Flows and the ability to accumulate reserves may also be impacted by event risks such as the US Federal Reserve's decision to wind down its balancesheet.

“The relationship between Fed action and FPI flows to the Indian market are non-linear depending on whether they are seen to support growth. A tightening of Fed liquidity will likely impact portfolio flows to India at a time of uncertainty,” said Bank of America Merrill Lynch. The inclusion of China A shares in the MSCI will also increase volatility of foreign flows into India, the report said making a case for the RBI to accumulate reserves while flows remain strong.

4) Sterilization Costs Falling

BofAML also argues that the RBI can continue building reserves at relatively lower sterilization costs. Such costs refers to the cost associated with the purchase or sale of foreign exchange in the market with the aim to influence the exchange rate.
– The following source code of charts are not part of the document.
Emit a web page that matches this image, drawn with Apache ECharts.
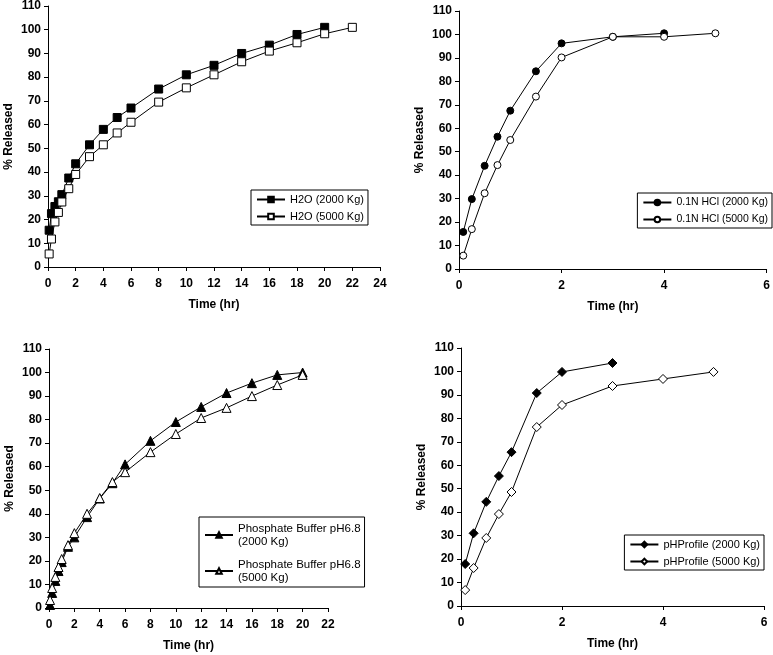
<!DOCTYPE html>
<html>
<head>
<meta charset="utf-8">
<script src="https://cdn.jsdelivr.net/npm/echarts@6/dist/echarts.min.js"></script>
<style>html,body{margin:0;padding:0;background:#fff}#c{width:773px;height:655px}</style>
</head>
<body>
<div id="c"></div>
<script>
// Panel 1: H2O
const h2oTime2000 = [0.083,0.25,0.5,0.75,1,1.5,2,3,4,5,6,8,10,12,14,16,18,20];
const h2o2000     = [15.5,22.5,25.5,27.5,30.5,37.5,43.5,51.5,58,63,67,75,81,85,90,93.5,98,101];
const h2oTime5000 = [0.083,0.25,0.5,0.75,1,1.5,2,3,4,5,6,8,10,12,14,16,18,20,22];
const h2o5000     = [5.5,11.8,19,23,27.4,33,39,46.5,51.5,56.5,61,69.5,75.5,81,86.5,91,94.5,98.3,101];
// Panel 2: 0.1N HCl
const hclTime2000 = [0.083,0.25,0.5,0.75,1,1.5,2,3,4];
const hcl2000     = [15.8,29.8,44,56.4,67.5,84.3,96.2,99,100.5];
const hclTime5000 = [0.083,0.25,0.5,0.75,1,1.5,2,3,4,5];
const hcl5000     = [5.7,17,32.3,44.3,55,73.5,90.2,99,99,100.5];
// Panel 3: Phosphate buffer pH 6.8
const phosTime2000 = [0.083,0.25,0.5,0.75,1,1.5,2,3,4,5,6,8,10,12,14,16,18,20];
const phos2000     = [1.3,6.4,11.5,15.7,19.5,26,30,38.6,46.5,53,61,71,79,85.4,91.3,95.5,99,100];
const phosTime5000 = [0.083,0.25,0.5,0.75,1,1.5,2,3,4,5,6,8,10,12,14,16,18,20];
const phos5000     = [3.4,8.5,13.2,17.4,20.8,26.7,31.8,40,46.7,53.5,57.7,66.2,73.9,80.7,85,90,94.7,99];
// Panel 4: pH profile
const phTime2000 = [0.083,0.25,0.5,0.75,1,1.5,2,3];
const ph2000     = [17.9,31,44.4,55.4,65.6,90.8,99.8,103.6];
const phTime5000 = [0.083,0.25,0.5,0.75,1,1.5,2,3,4,5];
const ph5000     = [6.8,16.2,29,39.2,48.6,76.3,85.7,93.8,96.8,99.8];

const yMin = 0, yMax = 110, yStep = 10;
const names = {
  a1: 'H2O (2000 Kg)', a2: 'H2O (5000 Kg)',
  b1: '0.1N HCl (2000 Kg)', b2: '0.1N HCl (5000 Kg)',
  c1: 'Phosphate Buffer pH6.8 (2000 Kg)', c2: 'Phosphate Buffer pH6.8 (5000 Kg)',
  d1: 'pHProfile (2000 Kg)', d2: 'pHProfile (5000 Kg)'
};

function zip(t, v){ return t.map((x,i)=>[x, v[i]]); }

const FONT = 'Liberation Sans, Arial, sans-serif';
const grids = [
  {left:48, top:6, width:332, height:261},
  {left:459, top:11, width:312, height:258},
  {left:49, top:349, width:279, height:259},
  {left:461, top:348, width:303, height:258}
];
const xMax = [24, 6, 22, 6];

function xAxis(i){
  return {
    type:'value', gridIndex:i, min:0, max:xMax[i], interval:2,
    name:'Time (hr)', nameLocation:'middle', nameGap:32,
    nameTextStyle:{color:'#000', fontWeight:'bold', fontSize:12, fontFamily:FONT},
    axisLine:{show:true, lineStyle:{color:'#000', width:1}},
    axisTick:{show:true, length:4, lineStyle:{color:'#000'}},
    axisLabel:{color:'#000', fontWeight:'bold', fontSize:12, fontFamily:FONT, margin:11},
    splitLine:{show:false}
  };
}
function yAxis(i){
  return {
    type:'value', gridIndex:i, min:yMin, max:yMax, interval:yStep,
    name:'% Released', nameLocation:'middle', nameGap:33,
    nameTextStyle:{color:'#000', fontWeight:'bold', fontSize:12, fontFamily:FONT},
    axisLine:{show:true, onZero:false, lineStyle:{color:'#000', width:1}},
    axisTick:{show:true, length:4, lineStyle:{color:'#000'}},
    axisLabel:{color:'#000', fontWeight:'bold', fontSize:12, fontFamily:FONT, margin:7},
    splitLine:{show:false}
  };
}

function series(name, i, data, symbol, size, filled){
  return {
    name, type:'line', xAxisIndex:i, yAxisIndex:i, data,
    symbol, symbolSize:size, showAllSymbol:true,
    lineStyle:{color:'#000', width:1},
    itemStyle:{color: filled ? '#000' : '#fff', borderColor:'#000', borderWidth:1},
    emphasis:{disabled:true}, animation:false
  };
}

function legend(items, pos, opts){
  return Object.assign({
    data: items, orient:'vertical',
    backgroundColor:'#fff',
    borderColor:'#000', borderWidth:1, padding:[4,4,3,5],
    itemGap:6, itemWidth:28, itemHeight:7,
    textStyle:{color:'#000', fontSize:11, fontFamily:FONT},
    selectedMode:false
  }, pos, opts || {});
}

const option = {
  animation:false,
  backgroundColor:'#fff',
  grid: grids,
  xAxis: [0,1,2,3].map(xAxis),
  yAxis: [0,1,2,3].map(yAxis),
  legend: [
    legend([names.a1, names.a2], {left:251, top:190}),
    legend([names.b1, names.b2], {right:1, top:193}, {textStyle:{color:'#000', fontSize:10.5, fontFamily:FONT}}),
    legend([names.c1, names.c2], {left:199, top:517}, {
      formatter: n=>n.replace(' (', '\n('), itemGap:10, padding:[5,4,3,5],
      textStyle:{color:'#000', fontSize:11.5, lineHeight:13, fontFamily:FONT}
    }),
    legend([names.d1, names.d2], {right:9, top:535}, {textStyle:{color:'#000', fontSize:11, fontFamily:FONT}})
  ],
  series: [
    series(names.a1, 0, zip(h2oTime2000, h2o2000), 'rect', 8, true),
    series(names.a2, 0, zip(h2oTime5000, h2o5000), 'rect', 8, false),
    series(names.b1, 1, zip(hclTime2000, hcl2000), 'circle', 7, true),
    series(names.b2, 1, zip(hclTime5000, hcl5000), 'circle', 7, false),
    series(names.c1, 2, zip(phosTime2000, phos2000), 'triangle', 9, true),
    series(names.c2, 2, zip(phosTime5000, phos5000), 'triangle', 9, false),
    series(names.d1, 3, zip(phTime2000, ph2000), 'diamond', 9, true),
    series(names.d2, 3, zip(phTime5000, ph5000), 'diamond', 9, false)
  ]
};
const chart = echarts.init(document.getElementById('c'), null, {renderer:'canvas'});
chart.setOption(option);
</script>
</body>
</html>
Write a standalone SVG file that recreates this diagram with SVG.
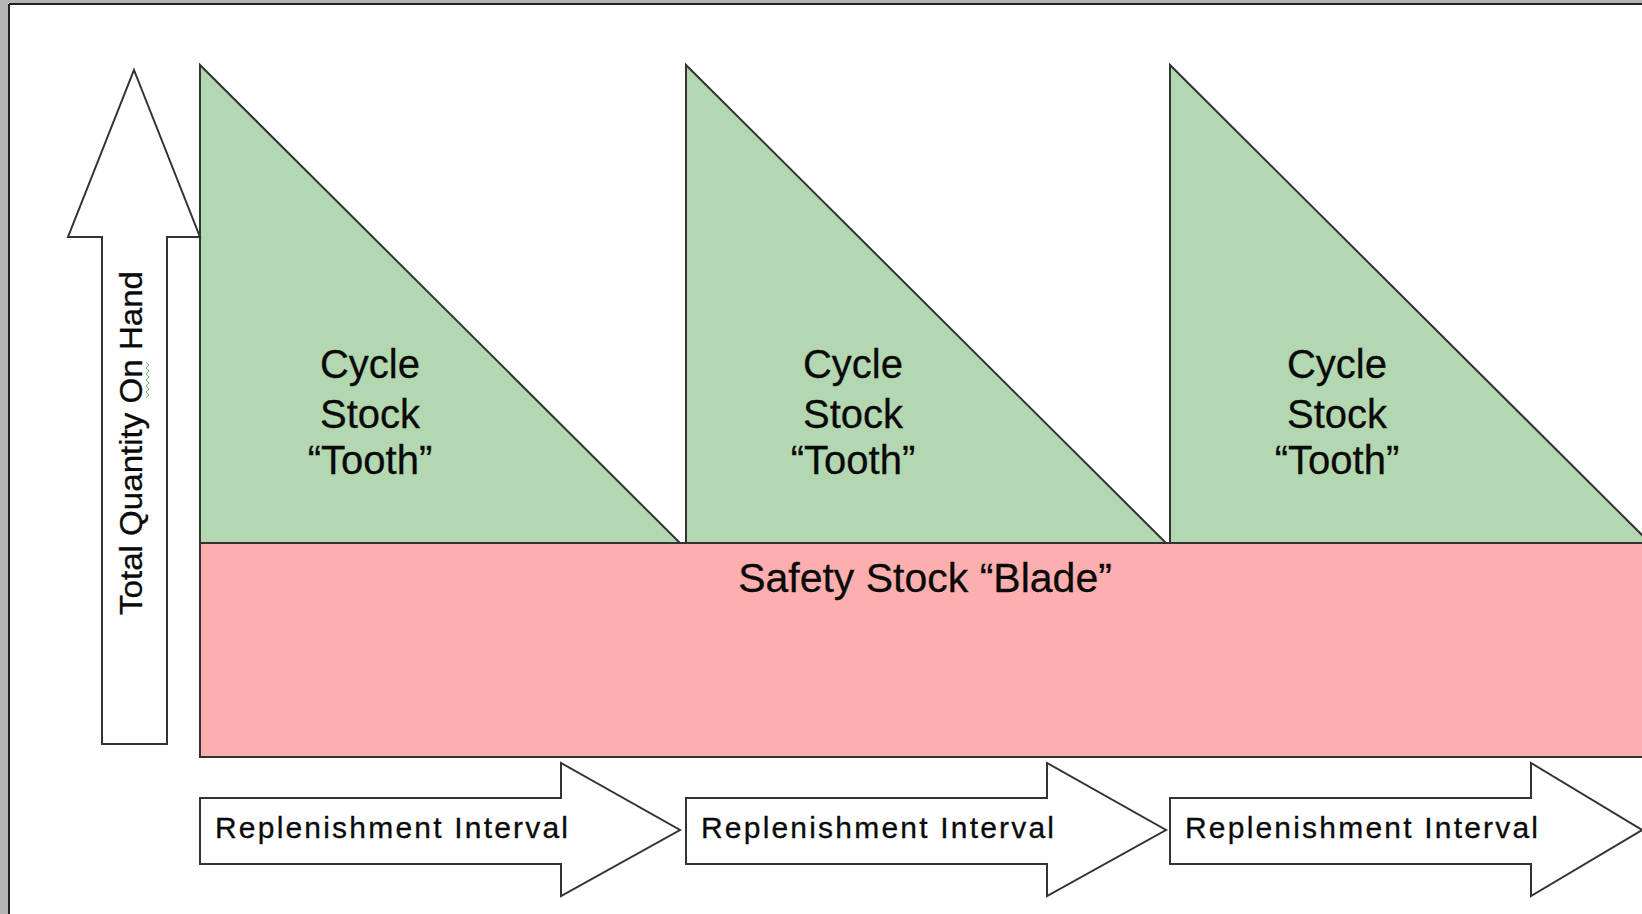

Sterilization costs are actually coming down with the RBI easing even as the Fed is hiking, the research house argued while adding that the experience of 2013 (when the Rupee went into a free-fall) is still fresh in the minds of Indian policymakers.

5) The 2019 Factor

Finally, BoAML notes that the government would support the RBI's decision to keep building forex reserves. The Bharatiya Janata Party (BJP) government will likely be conservative about forex reserves, as it may not want Rupee volatility before the 2019 polls, the report argued.

Taking all the factors into account, the rupee is expected to trade at 66.75/$ by December, according to BofAML's Asia forex strategists.